Ao sair do seu velório, eu, o Alê e o Pedrinha voltamos para Perdizes e fomos jantar em um restaurante chamado Chimichurri, bem pertinho de nossa casa. Estava um frio absurdo, estávamos do lado de fora tomando uma cerveja argentina e esperando uma mesa para comer em um restaurante argentino, confesso que nesse momento me senti praticamente em Buenos Aires, coincidentemente um dos lugares que tínhamos combinado de ir juntos no início do ano que vem. Entre um gole na cerveja e uma ida ao banheiro do restaurante para chorar escondido, passamos 3 horas lá comendo carne e conversando ainda incrédulos sobre o que havia acontecido.

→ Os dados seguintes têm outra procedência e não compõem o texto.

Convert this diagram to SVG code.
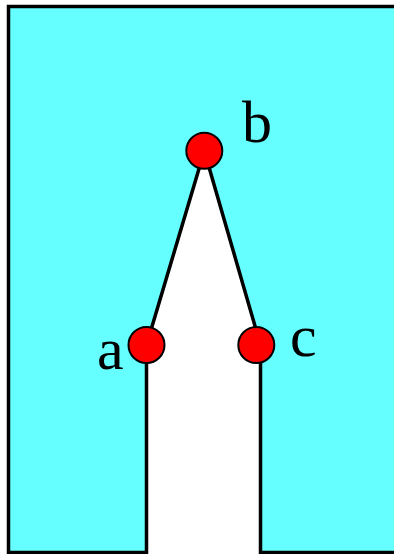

No dia seguinte tínhamos seu enterro, dessa vez fui no carro com o Pepeto, o Giuliano e o Paschoal, que fez o papel de ir contando piadas o percurso inteiro para aliviar o clima de tristeza e o cansaço de uma noite sem dormir. Ainda sem acreditar no que tinha acontecido e tudo parecendo um pesadelo, chegamos ao cemitério e lá, tomado por nossos amigos e familiares seus, nos despedimos de você com uma missa, um último toque em suas mãos em seu corpo já sem vida e um último adeus olhando seu rosto. Nesse dia, vi uma das piores cenas da minha vida que foi seu pai, que era exatamente igual a você, seja em aparência ou em personalidade — vocês eram realmente iguais — carregar seu caixão até seu túmulo e te colocar lá dentro. Nesse momento, demos o último adeus a você.

Hoje, passados quase 6 meses daquela sexta feira, 16 de Junho, já tivemos respostas como, por exemplo, a aquaplanagem que seu carro sofreu e foi a responsável por te colocar debaixo daquele caminhão. E, por te conhecermos tão bem, já sabemos o que você estava indo fazer naquela estrada, mas a única coisa que nos resta é a saudade de você e as boas lembranças que tivemos juntos. Você está eternizado em nossas lembranças e em nossa pele, que todos do nosso grupo tatuaram o “L~” em sua homenagem, e hoje sabemos que você está aí em cima comandando a resenha da mesma forma que fazia aqui embaixo, quem sabe tomando um drink e jogando o blackjack que você tanto gostava, e sempre nos vigiando e protegendo.

Me despeço de você mais uma vez, meu grande amigo, sabendo que você ainda se encontra vivo em nossos pensamentos e lembranças, e que é apenas uma questão de tempo até nos encontrarmos ai em cima para darmos um grande abraço e para que eu possa te contar sobre todos os nossos sonhos e planos que fizemos juntos, e que eu realizei por nós aqui na terra. Sempre será por você, meu irmão. Cuide de nós daí, que sempre lembraremos de você daqui.

Com carinho e com saudades, seu amigo Felipe.